Provide four levels of safety to a woman
Smith breaks down safety into four ascending levels. Physical safety means protection from external threats and from the man himself. Resource safety means he will handle crises and provide stability (even if she contributes). Emotional safety means he listens without volatility, asks questions, and solves problems without making her walk on eggshells. Bonding safety requires biochemical connection via oxytocin/vasopressin, demonstrated through romance, affection, warmth, and emotional connection—proof he won't abandon her. Smith says most avoidantly attached men fail at emotional safety because they fear commitment and leave her emotionally hanging. Many women, after four generations of being taught not to trust men, cannot receive any of these levels. Thus, both parties need to address their attachment issues, but the male responsibility is to consistently offer all four.

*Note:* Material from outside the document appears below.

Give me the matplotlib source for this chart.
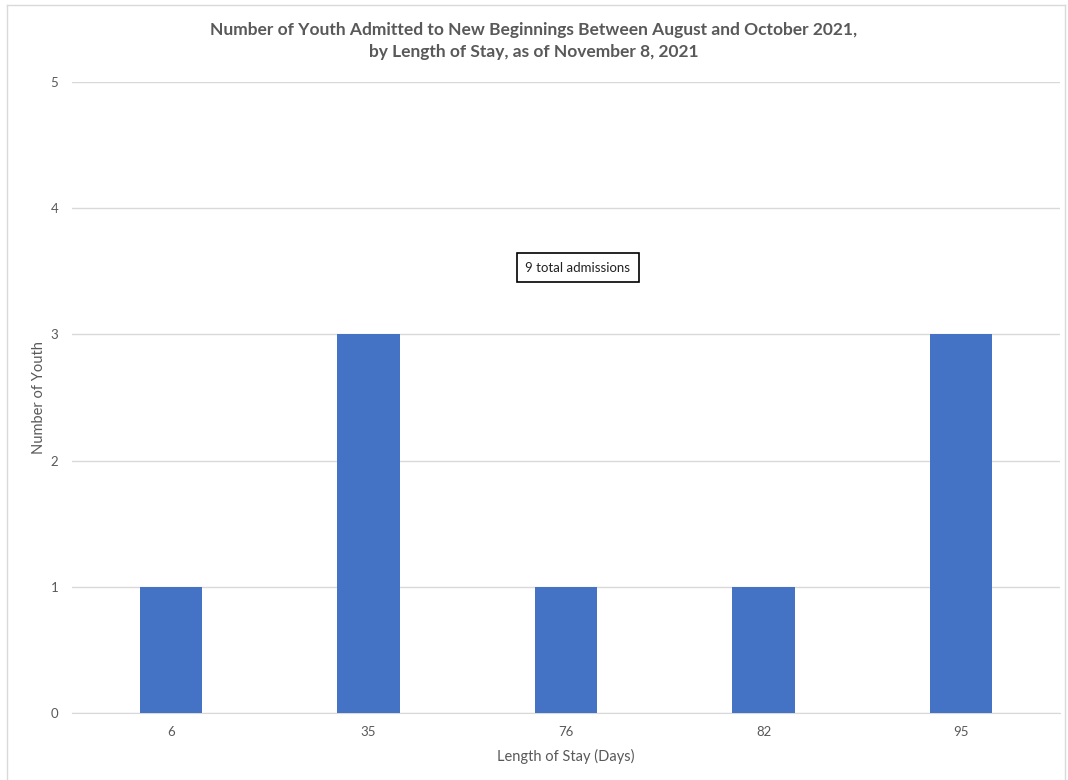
import matplotlib.pyplot as plt
from matplotlib.lines import Line2D

stay_days = ["6", "35", "76", "82", "95"]
youth_counts = [1, 3, 1, 1, 3]
y_ticks = [0, 1, 2, 3, 4, 5]

plt.rcParams['font.family'] = ['Lato', 'DejaVu Sans']
gray = "#595959"

fig = plt.figure(figsize=(10.68, 7.8), dpi=100)
ax = fig.add_axes([72 / 1068, 67 / 780, 988 / 1068, 631 / 780])

x = range(len(stay_days))
ax.bar(x, youth_counts, width=0.315, color="#4472C4", zorder=3)
ax.set_xlim(-0.5, len(stay_days) - 0.5)
ax.set_ylim(0, 5)
ax.set_xticks(list(x))
ax.set_xticklabels(stay_days)
ax.set_yticks(y_ticks)
ax.yaxis.grid(True, color="#D9D9D9", linewidth=1, zorder=0)
ax.tick_params(length=0, colors=gray, labelsize=9.5)
ax.tick_params(axis="y", pad=10)
ax.tick_params(axis="x", pad=9)
for s in ax.spines.values():
    s.set_visible(False)
ax.spines["bottom"].set_visible(True)
ax.spines["bottom"].set_color("#D9D9D9")

ax.set_xlabel("Length of Stay (Days)", color=gray, fontsize=10.5, labelpad=8)
ax.set_ylabel("Number of Youth", color=gray, fontsize=10.5)
ax.yaxis.set_label_coords(-26 / 988, 0.5)

ax.text(2.06, 3.53, "9 total admissions", ha="center", va="center", fontsize=9.5, color="#222222",
        bbox=dict(boxstyle="square,pad=0.65", facecolor="white", edgecolor="black", linewidth=1.2), zorder=5)

fig.text(0.5, 1 - 41 / 780, "Number of Youth Admitted to New Beginnings Between August and October 2021,\nby Length of Stay, as of November 8, 2021",
         ha="center", va="center", fontsize=12.5, fontweight="bold", color=gray, linespacing=1.4)

# outer chart frame
fc = "#D9D9D9"
fig.add_artist(Line2D([7 / 1068, 7 / 1068], [0, 1 - 5 / 780], transform=fig.transFigure, color=fc, lw=1))
fig.add_artist(Line2D([7 / 1068, 1065 / 1068], [1 - 5 / 780, 1 - 5 / 780], transform=fig.transFigure, color=fc, lw=1))
fig.add_artist(Line2D([1065 / 1068, 1065 / 1068], [0, 1 - 5 / 780], transform=fig.transFigure, color=fc, lw=1))

fig.savefig("out.png", dpi=100)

The female nervous system is designed to down-regulate from sympathetic activation when safety is perceived. An unsafe woman stays in chronic terror, which forces her into survival mode—deflecting responsibility and focusing on short-term security. When safety is established, she can operate on long-term goals and ethics, which is the state historically associated with 'incredible drivers of love, success, growth.' Additionally, a safe woman receives oxytocin, which then radiates outward as nurturing behavior (the feminine 'healing' mode). Male-female nervous systems are meant to integrate symbiotically: he stresses outside and then uses her calm to shift into parasympathetic, while she uses his safety structure to remain calm.
The masculine, our job is to provide four levels of safety. ... One is physical safety. ... Two is resource safety. ... Number three is emotional safety. ... And the fourth is bonding safety.